Freshness also matters more than usual. Sympathy flowers often remain on display for several days, whether at the service or in the home. A professionally designed arrangement with fresh blooms and a clean presentation will hold its beauty longer and reflect the level of care you intended.

If time is short, same-day service can be a real help, but speed should not come at the expense of quality. A local florist with strong design standards is often the best choice when you need both reliability and a polished result. In Miami, where schedules move quickly and many families are spread across neighborhoods, that balance matters.

When plants are a better choice

Sometimes flowers are not the best fit. A sympathy plant can be a thoughtful alternative, especially for home delivery.

Peace lilies, orchid plants, and other green or blooming plants offer a lasting reminder of support. They are especially well suited for families who may prefer something quieter and more enduring after the service ends. Plants also work well in professional situations, where you want the gesture to feel elegant but not overly intimate.

The trade-off is tone. Cut flower arrangements tend to feel more ceremonial and expressive. Plants feel steadier and longer lasting. Neither is better in every case. It depends on the family, the setting, and what feels most appropriate.

Let the gesture be graceful, not complicated

Choosing sympathy flowers is not about finding the most expensive arrangement or the rarest bloom.

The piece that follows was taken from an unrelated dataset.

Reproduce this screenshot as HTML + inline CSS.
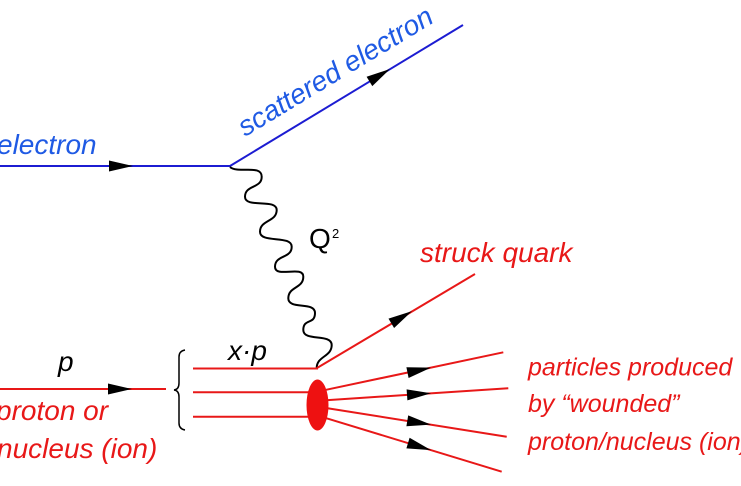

It is about sending something that feels respectful, beautiful, and easy for the recipient to receive.

A soft, elegant arrangement delivered at the right moment can say what words often cannot. If you keep the setting, relationship, color, and tone in mind, the decision becomes much simpler. And when you need help quickly, a trusted local florist like Miami Flowers Design can make sure your sympathy flowers arrive with the care and refinement the occasion deserves.

When someone is hurting, thoughtful flowers do not fix the loss. They simply remind people they are not carrying it alone.